Fell: It is *torment*. It is that which draws all tormented souls to you. The flesh knows it suffers, even when the mind has forgotten. And so you wear the rune always.

Vhailor: Justice is not blind, for I am her eyes.

Transcendent One: I am that which walks with all life. My voice is a death rattle, a last breath in the throat, the whisper of a dying man.

Coaxmetal: Metal is like flesh. Both carry potential in their veins. When tempered with heat and pressure, the potential surfaces.

[about Fall-From-Grace]

Annah: I wish she'd fall from a great height. I might even bump her off meself.

Morte: One time you awoke obsessed with the idea that *I* was your skull and chased me around the Spire trying to shatter and devour me. Luckily, you were crushed by a passing cart in the street.

Vhailor: Perfection through punishment.

Nordom: I sleep in a drawer.

Nameless One: Can you speak?

Ecco: [She shakes her head at you and smiles sadly]

Morte: I love this chit already!

Nameless One: One foot in the grave and the other in hell.

Morte: Psst... Some advice, chief; I'd keep it quiet from here on - no need to put any more corpses in the dead book than necessary... especially the femmes. Plus, killing them might draw the caretakers here.

Nameless One: Why do you care about the female corpses?

Morte: Wh- are you *serious?* Look, chief, these dead chits are the last chance for a couple of hardy bashers like us. We need to be *chivalrous*... no hacking them up for keys, no lopping their limbs off, things like that.

Nameless One: Last chance? What are you *talking* about?

Morte: Chief, THEY'RE dead, WE'RE dead... see where I'm going? Eh? Eh?

Nameless One: You *can't* be serious.

Morte: Chief, we already got an opening line with these limping ladies. We've *all* died at least once: we'll have something to talk about. They'll appreciate men with our kind of death experience.

Nameless One: Wait... didn't you say before that I'm *not* dead?

Morte: Well... all right, *you* may not be dead, but *I* am. And from where I'm standing, I wouldn't mind sharing a coffin with some of these fine, sinewy cadavers I see here.

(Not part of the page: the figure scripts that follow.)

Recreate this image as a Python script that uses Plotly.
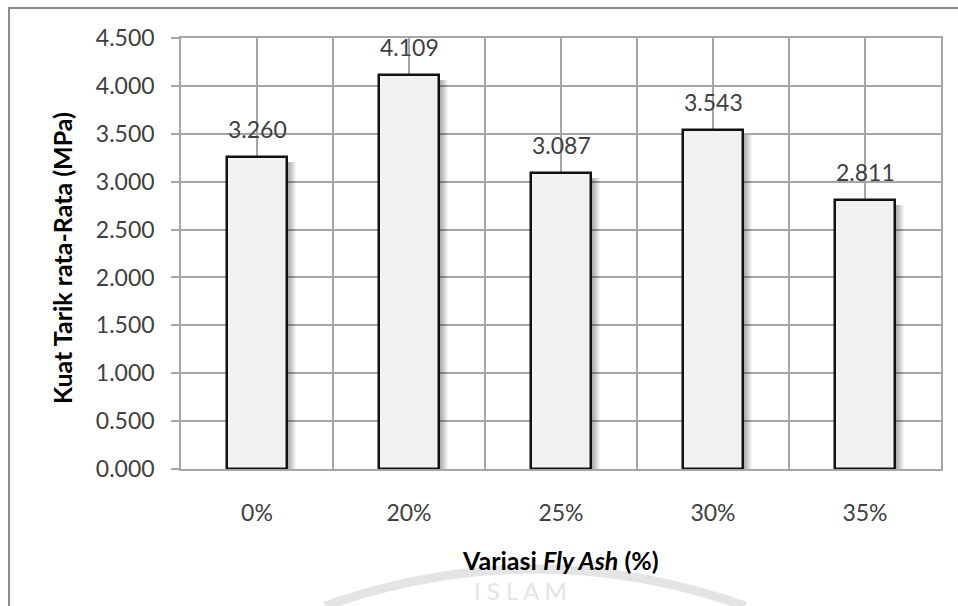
import plotly.graph_objects as go

# Data
categories = ["0%", "20%", "25%", "30%", "35%"]
kuat_tarik = [3.260, 4.109, 3.087, 3.543, 2.811]
y_ticks = [0.0, 0.5, 1.0, 1.5, 2.0, 2.5, 3.0, 3.5, 4.0, 4.5]

W, H = 958, 606
ML, MR, MT, MB = 181, 17, 38, 137
PW, PH = W - ML - MR, H - MT - MB

FONT = "Lato, 'Open Sans', sans-serif"
GRID = "#a6a6a6"
BAR_W = 0.40
PX = 1.0 / (PW / len(categories))  # one pixel in x data units
PY = 4.5 / PH                        # one pixel in y data units


def px_to_paper(px, py):
    return (px - ML) / PW, (H - MB - py) / PH


xs = list(range(len(categories)))
fig = go.Figure()

# soft drop shadow to the right of each bar
for k in range(1, 10):
    fig.add_trace(go.Bar(
        x=xs,
        y=[v - 5 * PY for v in kuat_tarik],
        width=BAR_W,
        offset=-BAR_W / 2 + k * PX,
        marker=dict(color="rgba(0,0,0,0.045)", line=dict(width=0)),
        hoverinfo="skip",
        showlegend=False,
    ))

# main bars
fig.add_trace(go.Bar(
    x=xs,
    y=kuat_tarik,
    width=BAR_W,
    offset=-BAR_W / 2,
    marker=dict(color="#f2f2f2", line=dict(color="#111111", width=2.5)),
    showlegend=False,
))

# faint stamp in the lower part of the page (drawn first, stays behind)
tx, ty = px_to_paper(520, 606)
fig.add_annotation(
    x=tx, y=ty, xref="paper", yref="paper", showarrow=False,
    xanchor="center", yanchor="bottom", borderpad=0,
    text="I S L A M",
    font=dict(family=FONT, size=24, color="#e4e4e4"),
)
x0, y0 = px_to_paper(325, 606)
xm, ym = px_to_paper(535, 532)
x1, y1 = px_to_paper(745, 606)
fig.add_shape(
    type="path", xref="paper", yref="paper",
    path=f"M {x0},{y0} Q {xm},{ym} {x1},{y1}",
    line=dict(color="#e4e4e4", width=9), layer="below",
)

# value labels above bars
for i, v in enumerate(kuat_tarik):
    fig.add_annotation(
        x=i, y=v, xref="x", yref="y",
        text=f"{v:.3f}", showarrow=False,
        yanchor="bottom", yshift=12,
        font=dict(family=FONT, size=23, color="#404040"),
    )

# axis titles
tx, ty = px_to_paper(560, 560)
fig.add_annotation(
    x=tx, y=ty, xref="paper", yref="paper", showarrow=False,
    xanchor="center", yanchor="middle", borderpad=0,
    text="<b>Variasi <i>Fly Ash</i> (%)</b>",
    font=dict(family=FONT, size=25, color="#000000"),
)
tx, ty = px_to_paper(62, 258)
fig.add_annotation(
    x=tx, y=ty, xref="paper", yref="paper", showarrow=False,
    xanchor="center", yanchor="middle",
    text="<b>Kuat Tarik rata-Rata (MPa)</b>", textangle=-90,
    font=dict(family=FONT, size=25, color="#000000"),
)

# outer frame
fx0, fy0 = px_to_paper(9, 8)
fx1, fy1 = px_to_paper(962, 612)
fig.add_shape(
    type="rect", xref="paper", yref="paper",
    x0=fx0, y0=fy1, x1=fx1, y1=fy0,
    line=dict(color="#8c8c8c", width=2), layer="below",
)

fig.update_layout(
    width=W, height=H,
    margin=dict(l=ML, r=MR, t=MT, b=MB),
    paper_bgcolor="white", plot_bgcolor="white",
    barmode="overlay", bargap=0,
    font=dict(family=FONT, size=23, color="#404040"),
    xaxis=dict(
        range=[-0.5, len(categories) - 0.5],
        tickmode="array", tickvals=xs, ticktext=categories,
        ticks="", showgrid=True, gridcolor=GRID, gridwidth=1.5,
        minor=dict(tickmode="array",
                   tickvals=[i - 0.5 for i in range(len(categories) + 1)],
                   showgrid=True, gridcolor=GRID, gridwidth=1.5, ticks=""),
        showline=True, linecolor=GRID, linewidth=1.5, mirror=True,
        ticklabelstandoff=23, zeroline=False,
        tickfont=dict(family=FONT, size=23, color="#404040"),
    ),
    yaxis=dict(
        range=[0, 4.5], tickmode="array", tickvals=y_ticks,
        tickformat=".3f",
        ticks="outside", ticklen=8, tickcolor=GRID, tickwidth=1.5,
        showgrid=True, gridcolor=GRID, gridwidth=1.5,
        showline=True, linecolor=GRID, linewidth=1.5, mirror=True,
        zeroline=False, ticklabelstandoff=12,
        tickfont=dict(family=FONT, size=23, color="#404040"),
    ),
)

fig.write_html("out.html")
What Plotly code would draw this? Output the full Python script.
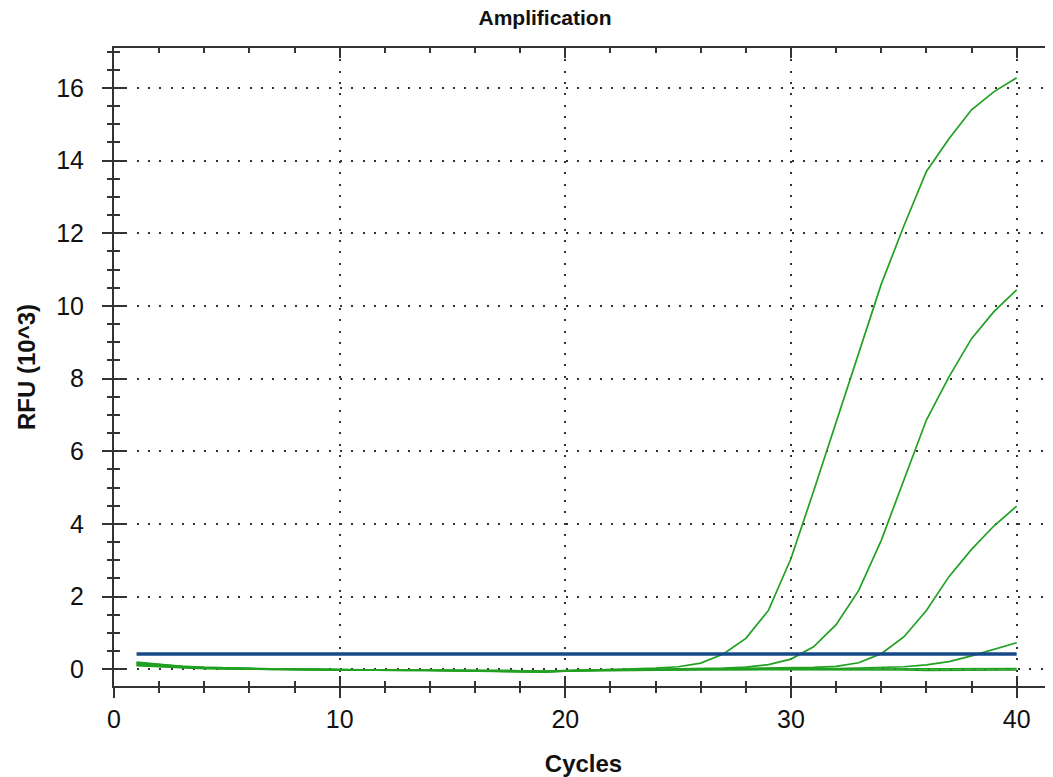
import plotly.graph_objects as go

cycles = list(range(1, 41))

rfu_a = [0.18, 0.12, 0.08, 0.05, 0.03, 0.02, 0.01, 0.01, 0.00, -0.01,
         -0.01, -0.02, -0.02, -0.02, -0.02, -0.03, -0.03, -0.04, -0.06, -0.03,
         -0.02, -0.01, 0.00, 0.03, 0.07, 0.17, 0.42, 0.85, 1.62, 3.05,
         4.90, 6.80, 8.70, 10.60, 12.20, 13.70, 14.60, 15.40, 15.90, 16.28]
rfu_b = [0.20, 0.13, 0.08, 0.05, 0.03, 0.02, 0.01, 0.00, -0.01, -0.01,
         -0.02, -0.02, -0.02, -0.03, -0.03, -0.04, -0.05, -0.06, -0.07, -0.04,
         -0.02, -0.01, -0.01, 0.00, 0.00, 0.01, 0.03, 0.06, 0.13, 0.28,
         0.62, 1.23, 2.17, 3.55, 5.20, 6.86, 8.05, 9.10, 9.85, 10.44]
rfu_c = [0.16, 0.11, 0.07, 0.04, 0.02, 0.01, 0.00, 0.00, -0.01, -0.02,
         -0.02, -0.02, -0.03, -0.03, -0.03, -0.03, -0.04, -0.05, -0.06, -0.04,
         -0.03, -0.02, -0.02, -0.01, -0.01, 0.00, 0.00, 0.01, 0.02, 0.03,
         0.05, 0.08, 0.18, 0.43, 0.89, 1.62, 2.55, 3.30, 3.95, 4.49]
rfu_d = [0.14, 0.10, 0.06, 0.04, 0.02, 0.01, 0.00, -0.01, -0.01, -0.02,
         -0.02, -0.02, -0.02, -0.03, -0.03, -0.03, -0.04, -0.04, -0.05, -0.03,
         -0.02, -0.02, -0.01, -0.01, -0.01, 0.00, 0.00, 0.00, 0.01, 0.01,
         0.02, 0.02, 0.03, 0.04, 0.07, 0.12, 0.21, 0.37, 0.56, 0.73]
rfu_n1 = [0.12, 0.08, 0.05, 0.03, 0.02, 0.01, 0.00, -0.01, -0.01, -0.02,
          -0.02, -0.02, -0.03, -0.03, -0.03, -0.04, -0.05, -0.06, -0.07, -0.05,
          -0.03, -0.02, -0.02, -0.01, -0.01, -0.01, 0.00, 0.00, 0.00, 0.00,
          0.00, 0.00, 0.01, 0.01, 0.01, 0.01, 0.01, 0.02, 0.02, 0.02]
rfu_n2 = [0.10, 0.07, 0.04, 0.02, 0.01, 0.00, -0.01, -0.01, -0.02, -0.02,
          -0.03, -0.03, -0.03, -0.03, -0.04, -0.04, -0.05, -0.07, -0.08, -0.05,
          -0.04, -0.03, -0.02, -0.02, -0.01, -0.01, -0.01, -0.01, 0.00, 0.00,
          0.00, -0.01, -0.01, -0.02, -0.02, -0.03, -0.03, -0.04, -0.03, -0.02]
series = [rfu_n2, rfu_n1, rfu_d, rfu_c, rfu_b, rfu_a]

threshold_x = [1, 40]
threshold_y = [0.42, 0.42]

x_ticks = [0, 10, 20, 30, 40]
y_ticks = [0, 2, 4, 6, 8, 10, 12, 14, 16]

GREEN = "#22a022"
NAVY = "#16488a"
AXIS = "#333333"
FONT = "Liberation Sans, Arial, sans-serif"

# the page body has an 8px margin, so the figure is sized to fill the rest
W, H = 1045, 769

fig = go.Figure()
for s in series:
    fig.add_trace(go.Scatter(x=cycles, y=s, mode="lines",
                             line=dict(color=GREEN, width=1.7),
                             showlegend=False, hoverinfo="skip"))
fig.add_trace(go.Scatter(x=threshold_x, y=threshold_y, mode="lines",
                         line=dict(color=NAVY, width=3.5),
                         showlegend=False, hoverinfo="skip"))
# helper traces so the overlaid tick axes are drawn
fig.add_trace(go.Scatter(x=[], y=[], xaxis="x2", yaxis="y2", showlegend=False))
fig.add_trace(go.Scatter(x=[], y=[], xaxis="x", yaxis="y3", showlegend=False))

xr = [0, 41.61]
yr = [-0.46, 17.10]
grid_dash = "2px,9.3px"

fig.update_layout(
    width=W, height=H,
    margin=dict(l=106, r=0, t=40, b=91),
    paper_bgcolor="white", plot_bgcolor="white",
    font=dict(family=FONT, color="#111111"),
    title=dict(text="<b>Amplification</b>", font=dict(size=21, family=FONT, color="#111111"),
               x=537 / W, xref="container", xanchor="center",
               y=1 - 2 / H, yref="container", yanchor="top", pad=dict(t=0, b=0)),
    xaxis=dict(range=xr, tickmode="array", tickvals=x_ticks, ticktext=[str(v) for v in x_ticks],
               ticks="outside", ticklen=10, tickwidth=2, tickcolor=AXIS,
               showline=True, linecolor=AXIS, linewidth=2,
               showgrid=True, gridcolor="#333333", gridwidth=1.6, griddash=grid_dash,
               zeroline=False, tickfont=dict(size=25, family=FONT, color="#111111"),
               ticklabelstandoff=0,
               minor=dict(dtick=2, ticks="outside", ticklen=5, tickwidth=1.6, tickcolor=AXIS, showgrid=False),
               title=dict(text="<b>Cycles</b>", font=dict(size=24, family=FONT, color="#111111"), standoff=23)),
    # labelled y axis (no ticks of its own)
    yaxis=dict(range=yr, tickmode="array", tickvals=y_ticks, ticktext=[str(v) for v in y_ticks],
               ticks="", showline=True, linecolor=AXIS, linewidth=2,
               showgrid=True, gridcolor="#333333", gridwidth=1.6, griddash=grid_dash,
               zeroline=False, tickfont=dict(size=25, family=FONT, color="#111111"),
               ticklabelstandoff=23,
               title=dict(text="<b>RFU (10^3)</b>", font=dict(size=24, family=FONT, color="#111111"), standoff=14)),
    # outside half of the crossing y ticks
    yaxis3=dict(range=yr, overlaying="y", anchor="x", side="left",
                tickmode="array", tickvals=y_ticks, showticklabels=False,
                ticks="outside", ticklen=11, tickwidth=2, tickcolor=AXIS,
                showline=False, showgrid=False, zeroline=False,
                minor=dict(dtick=0.5, ticks="outside", ticklen=6, tickwidth=1.6, tickcolor=AXIS, showgrid=False)),
    xaxis2=dict(range=xr, overlaying="x", anchor="y2", side="bottom",
                tickmode="array", tickvals=x_ticks, showticklabels=False,
                ticks="inside", ticklen=10, tickwidth=2, tickcolor=AXIS,
                showline=True, linecolor=AXIS, linewidth=2, mirror="ticks",
                showgrid=False, zeroline=False,
                minor=dict(dtick=2, ticks="inside", ticklen=5, tickwidth=1.6, tickcolor=AXIS, showgrid=False)),
    yaxis2=dict(range=yr, overlaying="y", anchor="x2", side="left",
                tickmode="array", tickvals=y_ticks, showticklabels=False,
                ticks="inside", ticklen=11, tickwidth=2, tickcolor=AXIS,
                showline=True, linecolor=AXIS, linewidth=2,
                showgrid=False, zeroline=False,
                minor=dict(dtick=0.5, ticks="inside", ticklen=6, tickwidth=1.6, tickcolor=AXIS, showgrid=False)),
)

fig.write_html("out.html")
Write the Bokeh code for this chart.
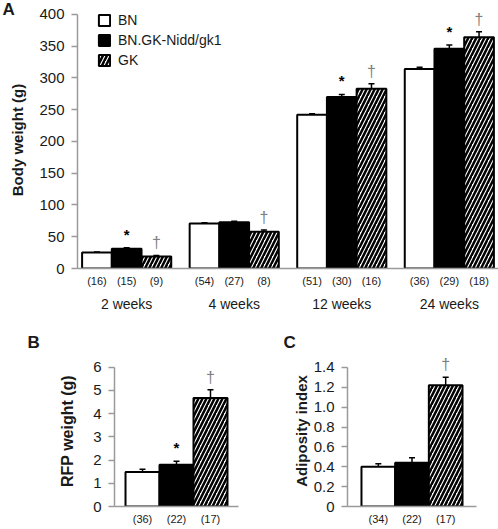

Nordom: The issue no longer equals total logic.

Nameless One: I had to wind up dead in a place like this.

Nameless One: I wonder what it was I said that made death reject me.

Ravel: The past is past, and histories care little for a-speaking the truth of it.

Nameless One: Well I, for one, plan on discovering the secrets of the multiverse by rubbing cottage cheese on my belly and eating vast quantities of fresh-water fish. Mmm... cheese.

Fall-from-Grace: Morte, what are you again? I don't believe you ever said.

Morte: Me? I'm *le petit Morte*.

Fall-from-Grace: You know, Nordrom, you are perhaps the cutest little rogue modron I have ever encountered.

Nordom: 'Cutest' is a subjective term. I prefer the designation "fearsome cubed warrior".

Fall-from-Grace: Of course! That's why you're so cute.

Nordom: Attention; Morte. I have a question. Do you have a destiny? A purpose?

Morte: Is Annah still wearing clothes?

Nordom: Affirmatory.

Morte: Then the answer is yes.

Nordom: A query, Annah: is your tail's purpose to indicate your current level of hostility?

Annah: [angrily] What kind of stupid question is that you pikin' sod box?

Nordom: My analysis is correct. Danger! Danger!

Morte: Hey Nordom, calculate the easiest way for me to snuggle with Annah's pillows.

Nordom: Annah, Morte wishes to snuggle with your pillows!

Nordom: Nordom is a fearsome cubic warrior!

Nordom: Nordom and crossbows wish to go in search in trouble!

Morte: You know, it couldn't hurt you to be nice to me once in a while.

Annah: Aye, it would. Hurt me, tha' is.

Annah: Old Ward, also known as: Wanker City.

Coaxmetal: Start with a fragment of the enemy. A drop of blood. A crystalised thought. One of their hopes. All of these things tell the way it can die.

Nordom: I am cube de-cubed.

Morte: C'mon, Chief! We're in a building with some of the sexiest chits this side of the multiverse, and you're stopping to talk to *modrons*?

Nordom: Annah, does your tail assist you in maintaining your balance?

Annah: No, it's fer scratchin' me back, yeh soddin' box!

Nordom: Yes, that is quite logical.

Annah: [sighs]

Elderly Hive Dweller: [Upon The Nameless One telling her that he is an adventurer] "I'll bet ye've got all *sorts* o' barmy questions!" She mimics your heroic stance: "Greetin's, I have some questions... can ye tell me about this place? Who's the Lady o' Pain? I'm lookin' fer the Magic Girdle o' Swank Iron, have ye seen it? Do ye know where a portal ta the 2,817th Plane o' the Abyss might be? Do ye know where the Holy Flamin' Frost-Brand Gronk-Slayin' Vorpal Hammer o' Woundin' an' Returnin' an' Shootin'-Lightnin'-Out-Yer-Bum is?" She spits. "Dung, all o' it! Only gets ye in the Dead-Book! I ought ta kick ye in the shins fer even pesterin' a poor ol' woman about it all! Now go away an' leaves me in peace!